Kelvin Kuo-USA TODAY Sports

The SEC Network opens its football coverage this year on Thursday with a Texas A&M-South Carolina game that everyone will be watching. The Pac-12 Network kicks off its football schedule Thursday night, too, though you probably haven't heard about that heavyweight matchup of ... Utah and Idaho State.

Granted, this isn't an entirely fair apples-to-apples comparison. This will be the SEC Network's first game, and the network undoubtedly wanted to start with a bang, while the Pac-12 Network is entering its third season.

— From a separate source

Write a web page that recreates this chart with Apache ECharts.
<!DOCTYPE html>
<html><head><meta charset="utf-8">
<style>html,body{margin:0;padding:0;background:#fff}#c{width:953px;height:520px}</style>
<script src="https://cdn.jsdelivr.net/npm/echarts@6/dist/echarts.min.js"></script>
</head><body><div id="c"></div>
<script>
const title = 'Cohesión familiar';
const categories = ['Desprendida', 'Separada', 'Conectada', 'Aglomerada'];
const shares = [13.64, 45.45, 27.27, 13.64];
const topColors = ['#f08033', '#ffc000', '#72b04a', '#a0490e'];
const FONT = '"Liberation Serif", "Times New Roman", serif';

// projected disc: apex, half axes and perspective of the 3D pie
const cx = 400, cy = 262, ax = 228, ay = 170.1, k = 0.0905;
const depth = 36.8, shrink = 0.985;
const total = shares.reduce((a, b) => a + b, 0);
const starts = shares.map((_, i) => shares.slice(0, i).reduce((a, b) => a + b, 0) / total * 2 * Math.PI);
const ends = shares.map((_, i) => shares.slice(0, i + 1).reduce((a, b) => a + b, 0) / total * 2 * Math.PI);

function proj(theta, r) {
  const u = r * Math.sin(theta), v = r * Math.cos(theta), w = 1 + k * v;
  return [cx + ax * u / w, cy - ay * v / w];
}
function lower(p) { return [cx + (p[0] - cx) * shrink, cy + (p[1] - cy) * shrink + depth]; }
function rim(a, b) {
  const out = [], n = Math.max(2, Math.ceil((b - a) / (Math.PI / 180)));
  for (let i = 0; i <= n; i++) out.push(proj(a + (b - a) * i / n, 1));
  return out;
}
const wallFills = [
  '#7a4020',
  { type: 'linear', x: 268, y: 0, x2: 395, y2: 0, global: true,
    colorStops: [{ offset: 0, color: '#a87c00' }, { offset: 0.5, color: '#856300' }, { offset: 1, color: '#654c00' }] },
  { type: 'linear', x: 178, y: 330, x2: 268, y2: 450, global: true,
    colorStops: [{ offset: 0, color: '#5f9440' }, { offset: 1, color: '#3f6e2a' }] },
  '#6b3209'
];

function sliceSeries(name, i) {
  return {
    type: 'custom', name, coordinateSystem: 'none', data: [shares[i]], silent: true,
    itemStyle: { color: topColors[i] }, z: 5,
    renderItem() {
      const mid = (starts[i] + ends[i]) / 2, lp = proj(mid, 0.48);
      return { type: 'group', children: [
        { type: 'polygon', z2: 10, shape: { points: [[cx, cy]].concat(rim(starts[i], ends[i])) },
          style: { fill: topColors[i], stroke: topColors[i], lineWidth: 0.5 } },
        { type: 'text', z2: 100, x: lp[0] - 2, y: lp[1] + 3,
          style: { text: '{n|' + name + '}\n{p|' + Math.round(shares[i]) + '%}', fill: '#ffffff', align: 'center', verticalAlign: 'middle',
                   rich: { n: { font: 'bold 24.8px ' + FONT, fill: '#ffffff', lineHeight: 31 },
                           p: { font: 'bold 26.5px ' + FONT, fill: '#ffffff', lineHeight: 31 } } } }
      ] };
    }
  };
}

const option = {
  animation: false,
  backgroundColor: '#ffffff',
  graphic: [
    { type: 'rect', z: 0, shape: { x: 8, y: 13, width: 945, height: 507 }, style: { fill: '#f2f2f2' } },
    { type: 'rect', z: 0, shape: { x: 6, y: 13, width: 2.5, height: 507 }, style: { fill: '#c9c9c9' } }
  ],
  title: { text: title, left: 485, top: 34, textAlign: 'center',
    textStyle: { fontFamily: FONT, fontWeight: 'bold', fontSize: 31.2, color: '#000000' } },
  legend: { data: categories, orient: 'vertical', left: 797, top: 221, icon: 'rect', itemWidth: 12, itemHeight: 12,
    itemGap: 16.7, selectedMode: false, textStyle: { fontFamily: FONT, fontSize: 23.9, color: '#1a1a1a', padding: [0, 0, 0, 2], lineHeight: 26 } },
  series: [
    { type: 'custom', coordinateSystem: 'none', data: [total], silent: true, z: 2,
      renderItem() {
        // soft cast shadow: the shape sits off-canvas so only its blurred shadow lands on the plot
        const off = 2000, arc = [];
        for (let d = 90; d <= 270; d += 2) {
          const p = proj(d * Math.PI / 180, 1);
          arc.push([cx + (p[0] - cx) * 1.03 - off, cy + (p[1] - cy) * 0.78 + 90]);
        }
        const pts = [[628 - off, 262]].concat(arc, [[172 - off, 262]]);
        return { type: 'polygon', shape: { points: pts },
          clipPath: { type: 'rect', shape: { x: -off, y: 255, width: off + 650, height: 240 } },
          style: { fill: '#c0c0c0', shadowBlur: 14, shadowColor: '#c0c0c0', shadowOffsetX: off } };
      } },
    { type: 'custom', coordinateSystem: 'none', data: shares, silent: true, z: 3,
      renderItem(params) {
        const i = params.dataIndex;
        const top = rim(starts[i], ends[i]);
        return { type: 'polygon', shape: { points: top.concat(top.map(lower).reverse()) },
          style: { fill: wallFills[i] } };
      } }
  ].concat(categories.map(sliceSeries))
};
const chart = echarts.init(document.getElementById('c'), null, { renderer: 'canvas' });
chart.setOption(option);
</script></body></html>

However, the contrast shows why the Pac-12 Network has been somewhat of a failure since launching, while the SEC Network has the chance to thrive.

We took a look at the tape among the three major conference networks when the SEC Network launched and noted the Pac-12's tendency to put terrible games on its network as part of the reason for the almost 50 million-subscriber disparity between both networks:

Why should providers or subscribers pay for a network that doesn't show anything interesting? Why should you drop DirecTV for not having the Pac-12 Networks when you can watch all the games you care about elsewhere, then just watch USC beat down Cal at the local bar?

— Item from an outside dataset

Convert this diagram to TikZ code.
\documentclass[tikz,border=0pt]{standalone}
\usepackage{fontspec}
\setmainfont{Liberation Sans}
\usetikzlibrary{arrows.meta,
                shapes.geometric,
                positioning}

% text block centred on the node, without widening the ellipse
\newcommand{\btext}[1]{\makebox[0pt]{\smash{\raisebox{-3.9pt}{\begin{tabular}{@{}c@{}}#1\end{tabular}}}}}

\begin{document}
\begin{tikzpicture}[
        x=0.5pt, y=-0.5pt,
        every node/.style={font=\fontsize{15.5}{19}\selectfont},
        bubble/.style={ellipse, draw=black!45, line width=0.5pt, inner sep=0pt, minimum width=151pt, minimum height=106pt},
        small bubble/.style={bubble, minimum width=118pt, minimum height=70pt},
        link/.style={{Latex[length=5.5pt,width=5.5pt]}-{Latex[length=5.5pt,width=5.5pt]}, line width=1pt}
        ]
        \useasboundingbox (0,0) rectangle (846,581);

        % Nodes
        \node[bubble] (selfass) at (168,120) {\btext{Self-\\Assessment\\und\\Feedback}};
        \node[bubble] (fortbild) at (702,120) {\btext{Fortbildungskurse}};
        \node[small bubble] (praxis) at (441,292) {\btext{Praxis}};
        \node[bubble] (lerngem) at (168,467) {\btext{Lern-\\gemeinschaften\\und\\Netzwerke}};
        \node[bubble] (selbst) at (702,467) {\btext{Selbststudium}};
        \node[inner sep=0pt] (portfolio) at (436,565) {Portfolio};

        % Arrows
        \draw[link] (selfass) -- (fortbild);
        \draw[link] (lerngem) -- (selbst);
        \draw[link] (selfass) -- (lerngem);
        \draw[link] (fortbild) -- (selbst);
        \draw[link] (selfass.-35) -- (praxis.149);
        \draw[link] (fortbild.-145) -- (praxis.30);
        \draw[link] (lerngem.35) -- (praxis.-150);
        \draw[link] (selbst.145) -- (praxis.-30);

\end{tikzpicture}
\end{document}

It's also the reason that DirecTV will go yet another season without carrying the Pac-12 Network, even though it carries the Big Ten Network and signed on for the SEC Network's inaugural year.

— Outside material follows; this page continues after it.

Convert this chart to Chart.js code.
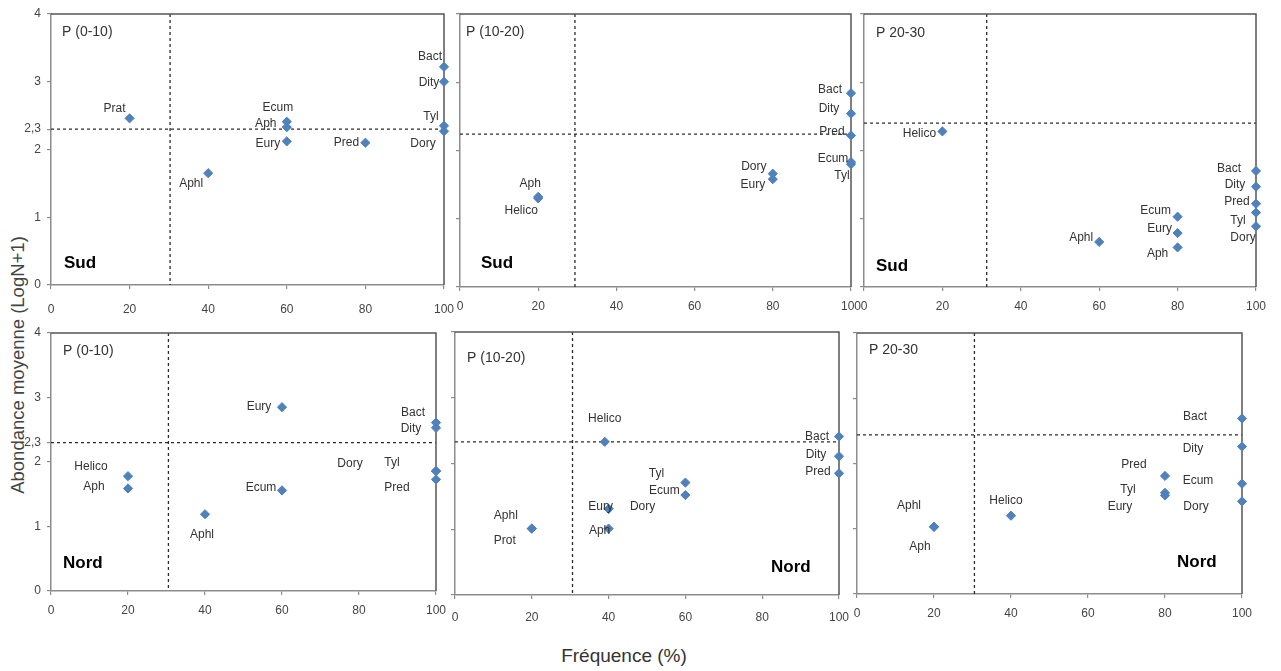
<!DOCTYPE html>
<html>
<head>
<meta charset="utf-8">
<script src="https://cdn.jsdelivr.net/npm/chart.js@4.4.0/dist/chart.umd.min.js"></script>
<style>
  html, body { margin: 0; padding: 0; background: #fff; }
  body { width: 1281px; height: 671px; position: relative; overflow: hidden; font-family: "Liberation Sans", Arial, sans-serif; }
  canvas { position: absolute; }
  #ytitle { position: absolute; left: 18px; top: 365px; transform: translate(-50%, -50%) rotate(-90deg); white-space: nowrap; font-size: 18.5px; color: #444; }
  #xtitle { position: absolute; left: 624px; top: 656px; transform: translate(-50%, -50%); white-space: nowrap; font-size: 19px; color: #333; }
</style>
</head>
<body>
<div id="ytitle">Abondance moyenne (LogN+1)</div>
<div id="xtitle">Fréquence (%)</div>
<script>
// ---- Data: frequency (%) and mean abundance (log N+1) per taxon ----
const freqTicks  = [0, 20, 40, 60, 80, 100];
const abundTicks = [0, 1, 2, 3, 4];

// Sud, P (0-10)
const sud010Taxa  = ['Prat', 'Aphl', 'Ecum', 'Aph', 'Eury', 'Pred', 'Bact', 'Dity', 'Tyl', 'Dory'];
const sud010Freq  = [20, 40, 60, 60, 60, 80, 100, 100, 100, 100];
const sud010Abund = [2.46, 1.65, 2.41, 2.33, 2.12, 2.10, 3.22, 3.00, 2.35, 2.27];

// Sud, P (10-20)
const sud1020Taxa  = ['Aph', 'Helico', 'Dory', 'Eury', 'Bact', 'Dity', 'Pred', 'Ecum', 'Tyl'];
const sud1020Freq  = [20, 20, 80, 80, 100, 100, 100, 100, 100];
const sud1020Abund = [1.32, 1.30, 1.66, 1.58, 2.84, 2.54, 2.22, 1.83, 1.80];

// Sud, P 20-30
const sud2030Taxa  = ['Helico', 'Aphl', 'Ecum', 'Eury', 'Aph', 'Bact', 'Dity', 'Pred', 'Tyl', 'Dory'];
const sud2030Freq  = [20, 60, 80, 80, 80, 100, 100, 100, 100, 100];
const sud2030Abund = [2.28, 0.66, 1.03, 0.79, 0.58, 1.70, 1.47, 1.22, 1.09, 0.89];

// Nord, P (0-10)
const nord010Taxa  = ['Helico', 'Aph', 'Aphl', 'Eury', 'Ecum', 'Bact', 'Dity', 'Dory', 'Tyl', 'Pred'];
const nord010Freq  = [20, 20, 40, 60, 60, 100, 100, 100, 100, 100];
const nord010Abund = [1.78, 1.59, 1.19, 2.85, 1.56, 2.61, 2.53, 1.86, 1.86, 1.73];

// Nord, P (10-20)
const nord1020Taxa  = ['Helico', 'Aphl', 'Prot', 'Eury', 'Aph', 'Dory', 'Tyl', 'Ecum', 'Bact', 'Dity', 'Pred'];
const nord1020Freq  = [39, 20, 20, 40, 40, 40, 60, 60, 100, 100, 100];
const nord1020Abund = [2.33, 1.01, 1.01, 1.31, 1.01, 1.31, 1.71, 1.52, 2.41, 2.11, 1.85];

// Nord, P 20-30
const nord2030Taxa  = ['Aphl', 'Aph', 'Helico', 'Pred', 'Tyl', 'Eury', 'Bact', 'Dity', 'Ecum', 'Dory'];
const nord2030Freq  = [20, 20, 40, 80, 80, 80, 100, 100, 100, 100];
const nord2030Abund = [1.03, 1.03, 1.20, 1.81, 1.55, 1.51, 2.69, 2.26, 1.69, 1.42];

// Threshold lines (frequency, abundance) for each panel
const freqThresholds  = [30.3, 29.4, 31.3, 30.5, 30.6, 30.5];
const abundThresholds = [2.3, 2.24, 2.40, 2.3, 2.33, 2.44];

// ---- Layout: label nudges (px) and panel placement ----
const sud010Shift   = [[-15,-10],[-17,10],[-9,-14],[-21,-3],[-19,2],[-19,0],[-14,-10],[-15,1],[-13,-9],[-21,12]];
const sud1020Shift  = [[-8,-13],[-17,12],[-19,-7],[-20,6],[-21,-3],[-22,-5],[-19,-4],[-18,-3],[-9,12]];
const sud2030Shift  = [[-23,2],[-18,-4],[-22,-6],[-18,-4],[-20,6],[-27,-2],[-21,-2],[-19,-2],[-18,8],[-13,11]];
const nord010Shift  = [[-37,-10],[-34,-2],[-3,20],[-23,0],[-21,-3],[-23,-10],[-25,1],[-86,-7],[-44,-8],[-39,8]];
const nord1020Shift = [[0,-23],[-26,-13],[-27,12],[-8,-2],[-9,2],[34,-2],[-29,-9],[-21,-4],[-22,0],[-23,-2],[-21,-2]];
const nord2030Shift = [[-25,-21],[-14,20],[-5,-15],[-31,-11],[-37,-3],[-45,11],[-47,-2],[-49,2],[-44,-3],[-46,5]];

const panels = [
  { title: 'P (0-10)',  region: 'Sud',  taxa: sud010Taxa,  freq: sud010Freq,  abund: sud010Abund,  shift: sud010Shift,
    area: [51, 14, 444, 285],  yLabels: true,  tickPad: 13, titleAt: [11, 18], regionAt: [13, 249] },
  { title: 'P (10-20)', region: 'Sud',  taxa: sud1020Taxa, freq: sud1020Freq, abund: sud1020Abund, shift: sud1020Shift,
    area: [460, 14, 851, 287], yLabels: false, tickPad: 8,  titleAt: [6, 18],  regionAt: [21, 249] },
  { title: 'P 20-30',   region: 'Sud',  taxa: sud2030Taxa, freq: sud2030Freq, abund: sud2030Abund, shift: sud2030Shift,
    area: [864, 14, 1256, 287], yLabels: false, tickPad: 8, titleAt: [12, 19], regionAt: [12, 252] },
  { title: 'P (0-10)',  region: 'Nord', taxa: nord010Taxa,  freq: nord010Freq,  abund: nord010Abund,  shift: nord010Shift,
    area: [51, 333, 436, 591], yLabels: true,  tickPad: 8,  titleAt: [12, 18], regionAt: [12, 230] },
  { title: 'P (10-20)', region: 'Nord', taxa: nord1020Taxa, freq: nord1020Freq, abund: nord1020Abund, shift: nord1020Shift,
    area: [455, 332, 839, 595], yLabels: false, tickPad: 11, titleAt: [12, 26], regionAt: [316, 235] },
  { title: 'P 20-30',   region: 'Nord', taxa: nord2030Taxa, freq: nord2030Freq, abund: nord2030Abund, shift: nord2030Shift,
    area: [857, 333, 1242, 594], yLabels: false, tickPad: 8, titleAt: [12, 17], regionAt: [320, 229] }
];

const MARKER = '#4f81bd';
const PAD_L = 51, PAD_T = 14, PAD_R = 24, PAD_B = 40;

// Draws threshold lines, frame, point labels, panel title and region name
const panelDecor = {
  id: 'panelDecor',
  beforeDatasetsDraw(chart, args, opts) {
    const { ctx, chartArea: a, scales: { x, y } } = chart;
    const px = x.getPixelForValue(opts.freqLine);
    const py = y.getPixelForValue(opts.abundLine);
    ctx.save();
    ctx.strokeStyle = '#2b2b2b';
    ctx.lineWidth = 1.3;
    ctx.setLineDash([3, 3]);
    ctx.beginPath();
    ctx.moveTo(a.left, py); ctx.lineTo(a.right, py);
    ctx.moveTo(px, a.top); ctx.lineTo(px, a.bottom);
    ctx.stroke();
    ctx.restore();
    // top and right frame edges (under the markers)
    ctx.save();
    ctx.strokeStyle = '#555';
    ctx.lineWidth = 1.5;
    ctx.beginPath();
    ctx.moveTo(a.left, a.top); ctx.lineTo(a.right, a.top); ctx.lineTo(a.right, a.bottom);
    ctx.stroke();
    ctx.restore();
  },
  afterDatasetsDraw(chart, args, opts) {
    const { ctx, chartArea: a } = chart;
    const p = opts.panel;
    ctx.save();
    // taxon labels
    const meta = chart.getDatasetMeta(0);
    ctx.font = '12px "Liberation Sans", Arial, sans-serif';
    ctx.fillStyle = '#333';
    ctx.textAlign = 'center';
    ctx.textBaseline = 'middle';
    meta.data.forEach((pt, i) => {
      const s = p.shift[i];
      ctx.fillText(p.taxa[i], pt.x + s[0], pt.y + s[1]);
    });

    // panel title and region
    ctx.textAlign = 'left';
    ctx.font = '14px "Liberation Sans", Arial, sans-serif';
    ctx.fillStyle = '#333';
    ctx.fillText(p.title, a.left + p.titleAt[0], a.top + p.titleAt[1]);
    ctx.font = 'bold 17px "Liberation Sans", Arial, sans-serif';
    ctx.fillStyle = '#000';
    ctx.fillText(p.region, a.left + p.regionAt[0], a.top + p.regionAt[1]);
    ctx.restore();
  }
};

panels.forEach((p, k) => {
  const c = document.createElement('canvas');
  const w = p.area[2] - p.area[0] + PAD_L + PAD_R;
  const h = p.area[3] - p.area[1] + PAD_T + PAD_B;
  c.width = w; c.height = h;
  c.style.width = w + 'px'; c.style.height = h + 'px';
  c.style.left = (p.area[0] - PAD_L) + 'px';
  c.style.top = (p.area[1] - PAD_T) + 'px';
  document.body.appendChild(c);

  new Chart(c, {
    type: 'scatter',
    data: {
      datasets: [{
        data: p.freq.map((f, i) => ({ x: f, y: p.abund[i] })),
        pointStyle: 'rectRot',
        pointRadius: 4.6,
        pointHoverRadius: 4.6,
        backgroundColor: MARKER,
        borderColor: MARKER,
        borderWidth: 1,
        clip: false
      }]
    },
    options: {
      responsive: false,
      animation: false,
      devicePixelRatio: 1,
      events: [],
      layout: { padding: { top: PAD_T, right: PAD_R, left: 0, bottom: 0 } },
      plugins: {
        legend: { display: false },
        tooltip: { enabled: false },
        panelDecor: { panel: p, freqLine: freqThresholds[k], abundLine: abundThresholds[k] }
      },
      scales: {
        x: {
          type: 'linear', min: 0, max: 100,
          afterFit(s) { s.height = PAD_B; },
          afterBuildTicks(s) { s.ticks = freqTicks.map(v => ({ value: v })); },
          ticks: {
            autoSkip: false, maxRotation: 0, padding: p.tickPad,
            color: '#444', font: { family: '"Liberation Sans", Arial, sans-serif', size: 12 }
          },
          grid: { drawOnChartArea: false, tickLength: 4, color: '#8c8c8c', lineWidth: 1.2 },
          border: { color: '#8c8c8c', width: 1.5 }
        },
        y: {
          type: 'linear', min: 0, max: 4,
          afterFit(s) { s.width = PAD_L; },
          afterBuildTicks(s) {
            const vals = p.yLabels ? abundTicks.concat([abundThresholds[k]]).sort((m, n) => m - n) : abundTicks;
            s.ticks = vals.map(v => ({ value: v }));
          },
          ticks: {
            display: p.yLabels, autoSkip: false, padding: 6,
            color: '#444', font: { family: '"Liberation Sans", Arial, sans-serif', size: 12 },
            callback: v => String(v).replace('.', ',')
          },
          grid: { drawOnChartArea: false, tickLength: 4, color: '#8c8c8c', lineWidth: 1.2 },
          border: { color: '#8c8c8c', width: 1.5 }
        }
      }
    },
    plugins: [panelDecor]
  });
});
</script>
</body>
</html>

The way DirecTV sees it, the best football games the Pac-12 offers are already available to its customers. That's because the conference lets ESPN and Fox cherry-pick the top games each week, often just six or 12 days before kickoff. [...]

"Even though it is unwilling to invest its best games into its own channel, the conference has still established a high price for Pac-12 Networks and refuses to compromise," DirecTV spokesman Thomas Tyrer said.

Of the Pac-12 Network's five games on the league's opening weekend, all of them feature a Pac-12 team against an FCS team. Only five of the the network's 13 scheduled games through the first three weeks feature a Pac-12 team against another FBS team, while none of those scheduled matchups feature a Pac-12 team against a Power Five team, despite 30 percent of the league's non-conference games coming against Power Five opponents.

Part of this is due to the Pac-12's deals with ESPN and Fox Sports. Those networks get the first pick of games as a result of their huge deals with the conference, meaning the Pac-12 has traded building its network for national exposure. There's a balance that can be achieved, as the Big Ten has proven — albeit, with only ESPN to worry about, and not Fox Sports — and the SEC will need to prove.

The ship may have sailed on the Pac-12 Network improving its viability under the current contracts, but it's something to keep in mind during the next set of negotiations. Does the Pac-12 really want its network to be a success? If so, it's going to have to find some wiggle room with ESPN and Fox Sports. If it doesn't, then the network is going to continue to lag behind the other major conference networks.